Foto Epa, via Ansa

gas russo

La Germania non si sente più orfana dell'“irrecuperabile” Nord Stream

Daniel Mosseri

Berlino lo scorso settembre ha annunciato il lancio di un quinto rigassificatore galleggiante. E sebbene l’azienda energetica E.On ha detto di poter di riparare le pipeline dei gasdotti distrutte dall’esplosione sottomarina del 27 settembre 2022, queste sembrano non essere più necessarie

Berlino. L’ultimo aggiornamento sul gasdotto Nord Stream è arrivato ieri da Düsseldorf dove, parlando alla Rheinische Post, l’azienda energetica E.On ha detto di poter di riparare le pipeline dei gasdotti Nord Stream 1 e 2 distrutte dall’esplosione sottomarina del 27 settembre 2022. Del doppio gasdotto diretto Russia-Germania adagiato sul fondo del Mar Baltico si è tornati a parlare a inizio settimana quando il New York Times, citando fonti di intelligence statunitensi, ha attribuito il sabotaggio a un non meglio identificato gruppo filo ucraino.

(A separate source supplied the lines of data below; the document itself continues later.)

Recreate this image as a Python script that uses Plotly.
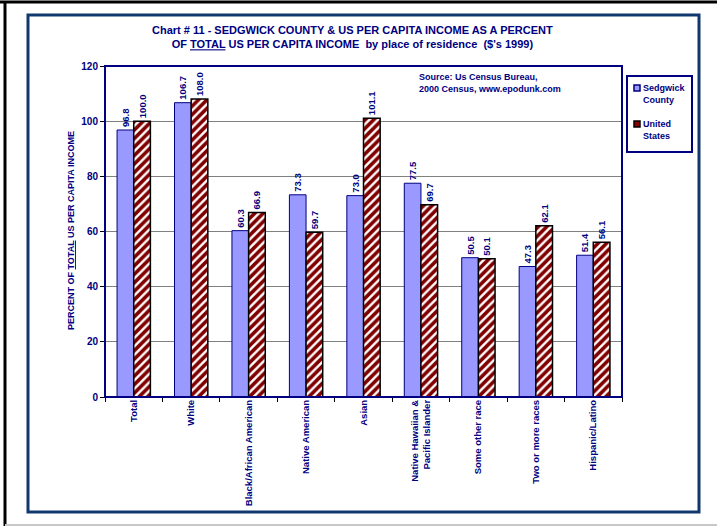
import plotly.graph_objects as go

categories = ["Total", "White", "Black/African American", "Native American", "Asian",
              "Native Hawaiian &<br>Pacific Islander", "Some other race",
              "Two or more races", "Hispanic/Latino"]
sedgwick = [96.8, 106.7, 60.3, 73.3, 73.0, 77.5, 50.5, 47.3, 51.4]
united_states = [100.0, 108.0, 66.9, 59.7, 101.1, 69.7, 50.1, 62.1, 56.1]
y_ticks = [0, 20, 40, 60, 80, 100, 120]

W, H = 717, 526
L, R, T, B = 105, 622, 66, 397
NAVY = "#000080"
FONT = "Liberation Sans, Arial, sans-serif"


def px(x):
    return (x - L) / (R - L)


def py(y):
    return (B - y) / (B - T)


label_font = dict(family=FONT, size=9.5, color=NAVY, weight="bold")

fig = go.Figure()
fig.add_trace(go.Bar(
    x=categories, y=sedgwick, name="Sedgwick County",
    marker=dict(color="#9999FF", line=dict(color=NAVY, width=1)),
    texttemplate="%{y:.1f}", textposition="outside", textangle=-90,
    textfont=label_font, constraintext="none", cliponaxis=False,
))
fig.add_trace(go.Bar(
    x=categories, y=united_states, name="United States",
    marker=dict(color="white", line=dict(color="black", width=1.5),
                pattern=dict(shape="/", fgcolor="#800000", bgcolor="white",
                             fgopacity=1, fillmode="replace",
                             size=6, solidity=0.6)),
    texttemplate="%{y:.1f}", textposition="outside", textangle=-90,
    textfont=label_font, constraintext="none", cliponaxis=False,
))

shapes = [
    # outer page lines
    dict(type="line", xref="paper", yref="paper", x0=px(0), x1=px(W), y0=py(2), y1=py(2),
         line=dict(color="black", width=3)),
    dict(type="line", xref="paper", yref="paper", x0=px(5), x1=px(5), y0=py(2), y1=py(W),
         line=dict(color="black", width=3)),
    dict(type="line", xref="paper", yref="paper", x0=px(5), x1=px(W), y0=py(525), y1=py(525),
         line=dict(color="#C8C8C8", width=2)),
    # chart frame
    dict(type="rect", xref="paper", yref="paper", x0=px(28), x1=px(699), y0=py(512), y1=py(15),
         line=dict(color="#10386E", width=3)),
    # plot area border
    dict(type="rect", xref="paper", yref="paper", x0=0, x1=1, y0=0, y1=1,
         line=dict(color=NAVY, width=2), layer="above"),
    # legend box
    dict(type="rect", xref="paper", yref="paper", x0=px(627), x1=px(692), y0=py(152), y1=py(76),
         line=dict(color=NAVY, width=2)),
    dict(type="rect", xref="paper", yref="paper", x0=px(634), x1=px(640), y0=py(91), y1=py(85),
         fillcolor="#9999FF", line=dict(color=NAVY, width=1.5)),
    dict(type="rect", xref="paper", yref="paper", x0=px(634), x1=px(640), y0=py(127), y1=py(121),
         fillcolor="#8B0000", line=dict(color="black", width=1.5)),
]

small_bold = dict(family=FONT, size=9, color=NAVY, weight="bold")
annotations = [
    dict(text="Chart # 11 - SEDGWICK COUNTY & US PER CAPITA INCOME AS A PERCENT<br>"
              "OF <u>TOTAL</u> US PER CAPITA INCOME  by place of residence  ($'s 1999)",
         xref="paper", yref="paper", x=px(352), y=py(37), xanchor="center", yanchor="middle",
         showarrow=False, font=dict(family=FONT, size=11, color=NAVY, weight="bold"),
         align="center"),
    dict(text="Source: Us Census Bureau,<br>2000 Census, www.epodunk.com",
         xref="paper", yref="paper", x=px(417), y=py(83), xanchor="left", yanchor="middle",
         showarrow=False, font=small_bold, align="left"),
    dict(text="PERCENT OF <u>TOTAL</u> US PER CAPITA INCOME",
         xref="paper", yref="paper", x=px(71), y=py(231), xanchor="center", yanchor="middle",
         textangle=-90, showarrow=False, font=small_bold),
    dict(text="Sedgwick<br>County", xref="paper", yref="paper", x=px(641), y=py(94),
         xanchor="left", yanchor="middle", showarrow=False, align="left", font=small_bold),
    dict(text="United<br>States", xref="paper", yref="paper", x=px(641), y=py(130),
         xanchor="left", yanchor="middle", showarrow=False, align="left", font=small_bold),
]

fig.update_layout(
    width=W, height=H,
    margin=dict(l=L, r=W - R, t=T, b=H - B, pad=0),
    paper_bgcolor="white", plot_bgcolor="white",
    showlegend=False, barmode="group", bargap=0.42, bargroupgap=0,
    shapes=shapes, annotations=annotations,
    font=dict(family=FONT, color=NAVY),
)
fig.update_yaxes(range=[0, 120], tickvals=y_ticks, ticks="outside", ticklen=4,
                 tickcolor="black", showgrid=True, gridcolor="#808080", gridwidth=1,
                 zeroline=False, showline=False,
                 tickfont=dict(family=FONT, size=10, color=NAVY, weight="bold"))
fig.update_xaxes(tickangle=-90, ticks="outside", tickson="boundaries", ticklen=4,
                 tickcolor="black", showline=False,
                 tickfont=dict(family=FONT, size=9.5, color=NAVY, weight="bold"))

fig.write_html("out.html", config={"displayModeBar": False},
               post_script="document.body.style.margin='0';document.body.style.padding='0';")
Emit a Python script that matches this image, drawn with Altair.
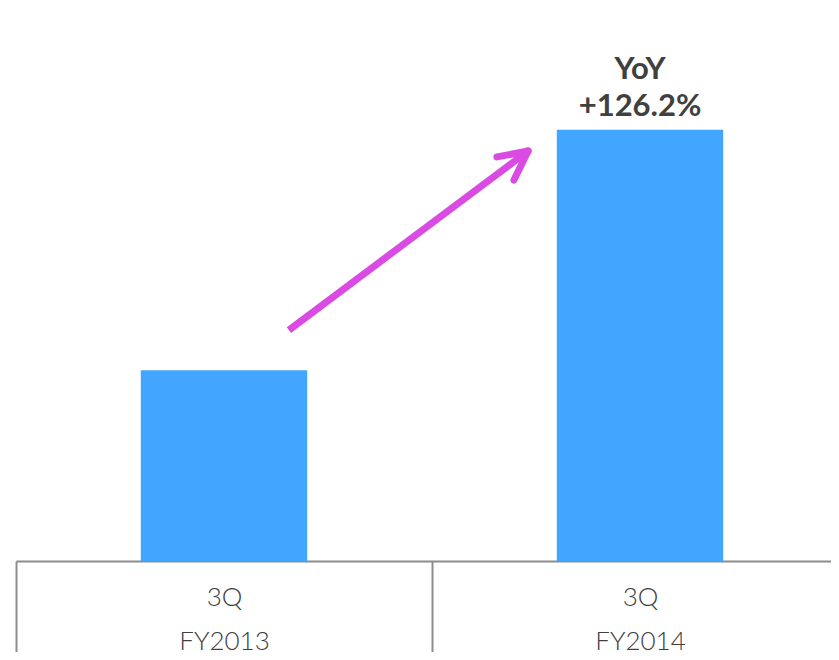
import altair as alt
import pandas as pd

# ---- data ----
quarters = ["3Q", "3Q"]
years = ["FY2013", "FY2014"]
values = [100.0, 226.2]          # index, FY2013 3Q = 100
yoy_lines = ["YoY", "+126.2%"]

# growth arrow (data units: x in band-units 0..2, y in value units)
shaft_x = [0.656, 1.231]
shaft_y = [121.1, 215.0]
head_end_x = [1.156, 1.197]
head_end_y = [211.9, 199.8]

FONT = "Lato"
BAR = "#42A5FF"
ARROW = "#DA4BE3"
TXT = "#404040"
LINE = "#8c8c8c"

cats = [f"{q}\n{y}" for q, y in zip(quarters, years)]
df = pd.DataFrame({"cat": cats, "value": values})
ann = pd.DataFrame({"pos": [1.5], "value": [values[1]], "label": ["\n".join(yoy_lines)]})
shaft = pd.DataFrame({"x0": [shaft_x[0]], "x1": [shaft_x[1]], "y0": [shaft_y[0]], "y1": [shaft_y[1]]})
head = pd.DataFrame({"x0": head_end_x, "x1": [shaft_x[1]] * 2, "y0": head_end_y, "y1": [shaft_y[1]] * 2})

yscale = alt.Scale(domain=[0, 290], nice=False)
xband = alt.Scale(domain=cats, range=[8, 840], paddingInner=0, paddingOuter=0)
xq = alt.Scale(domain=[0, 2], range=[8, 840], nice=False, zero=False)

xaxis = alt.Axis(
    title=None, labelExpr="split(datum.label, '\\n')", labelAngle=0,
    labelFontSize=26, labelFont=FONT, labelFontWeight=300, labelColor=TXT, labelLineHeight=44,
    labelBaseline="top", labelPadding=-77, labelOverlap=False, labelFlush=False,
    tickBand="extent", tickSize=100, tickColor=LINE, tickWidth=2,
    domainColor=LINE, domainWidth=2,
)

bars = alt.Chart(df).mark_bar(color=BAR, width=alt.RelativeBandSize(0.4)).encode(
    x=alt.X("cat:N", scale=xband, axis=xaxis),
    y=alt.Y("value:Q", scale=yscale, axis=None),
)
text = alt.Chart(ann).mark_text(
    lineBreak="\n", font=FONT, fontSize=31, fontWeight="bold", color=TXT,
    baseline="bottom", dy=-44, lineHeight=37,
).encode(
    x=alt.X("pos:Q", scale=xq, axis=None),
    y=alt.Y("value:Q", scale=yscale, axis=None),
    text="label:N",
)
shaft_l = alt.Chart(shaft).mark_rule(color=ARROW, strokeWidth=7, strokeCap="butt").encode(
    x=alt.X("x0:Q", scale=xq, axis=None), x2="x1:Q",
    y=alt.Y("y0:Q", scale=yscale, axis=None), y2="y1:Q",
)
head_l = alt.Chart(head).mark_rule(color=ARROW, strokeWidth=7, strokeCap="round").encode(
    x=alt.X("x0:Q", scale=xq, axis=None), x2="x1:Q",
    y=alt.Y("y0:Q", scale=yscale, axis=None), y2="y1:Q",
)

chart = alt.layer(bars, text, shaft_l, head_l).resolve_scale(x="independent").properties(
    width=823, height=553,
    autosize=alt.AutoSizeParams(type="none"),
    padding={"left": 0, "top": 0, "right": 0, "bottom": 91},
    background="white",
).configure_view(strokeWidth=0)

chart.save("out.html", embed_options={"renderer": "svg", "actions": False})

La notizia è di interesse per i tedeschi: da un lato perché da ottobre la Procura generale federale indaga sull’accaduto (ma inchieste analoghe sono state avviate anche in Svezia e Danimarca) dall’altro perché la premier socialdemocratica del Meclemburgo-Pomerania anteriore, Manuela Schwesig, è tornata nell’occhio del ciclone per essersi spesa un po’ troppo a favore del completamento del Nord Stream 2. Il raddoppio della seconda doppia pipeline, va ricordato, era pronto per essere collaudato e inaugurato all’inizio del 2022 e solo l’aumento delle tensioni fra Mosca (che ammassava truppe) e Kyiv spinse la Casa Bianca a fare pressing su Berlino affinché fermasse il progetto. Il Nord Stream 2, di fatto, è esploso prima di essere entrato in funzione.

 

Al New York Times due testate tedesche, l’emittente radiotelevisiva Ard e il settimanale Die Zeit hanno svelato alcuni dettagli riguardo alle indagini tedesche. La nave-appoggio da cui è partito il sabotaggio sarebbe uno yacht ormeggiato in Polonia di proprietà di due ucraini, mentre la squadra dei sabotatori sarebbe stata composta da cinque uomini e una donna. Fra loro il capitano dell’imbarcazione, due subacquei, due assistenti di immersione e un medico che, dopo aver usato documenti falsi per noleggiare lo yacht il 6 settembre, avrebbe caricato a bordo gli esplosivi per far saltare le condutture. Gli investigatori hanno stabilito che l’imbarcazione avrebbe incrociato acque danesi prima di essere restituita in Polonia. Restituita sporca, ossia con tracce di esplosivo a bordo che hanno permesso di ricostruire il quadro. Una grave disattenzione, ovvero un gesto voluto per simulare le responsabilità del sabotaggio, depistare le indagini e far ricadere la responsabilità sull’Ucraina. Comunque sia andata, “non dobbiamo avere paura della verità”, ha affermato ieri l’Alto rappresentante per la politica estera e di sicurezza dell’Ue, Josep Borrell, osservando che serve alzare la guardia per evitare che l’accaduto si ripeta un domani “a un cavo di fibra ottica o un cavo elettrico sottomarino per fornire elettricità da un paese all’altro”. A margine dello stesso Consiglio europeo informale della Difesa a Stoccolma, il ministro ucraino Oleksii Reznikov ha negato il coinvolgimento del suo paese nel sabotaggio. L’attribuzione delle responsabilità è importante da un punto di vista storico, ma ai tedeschi importa di più sapere se Schwesig,  leader politica molto vicina al padre del progetto Nord Stream, l’ex cancelliere Gerhard Schröder, sia penalmente perseguibile per aver costituito una fondazione “per l’ambiente” nel suo Land al solo scopo di bypassare le sanzioni e concludere il raddoppio del gasdotto al quale già a fine del 2021 in tanti non credevano più. Oggi la Germania, che lo scorso settembre ha annunciato il lancio di un quinto rigassificatore galleggiante, non si sente più orfana della pipeline diretta verso la Russia europea. Neppure gli olandesi credono al ripristino di Nord Stream immaginato da E.On: ieri l’operatore olandese di gas naturale Gasunie ha rinunciato alla sua quota del 9 per cento in Nord Stream, sussidiaria di Gazprom. Valutata in origine 508 milioni di euro la quota oggi vale zero: Gasunie considera il progetto “irrecuperabile”.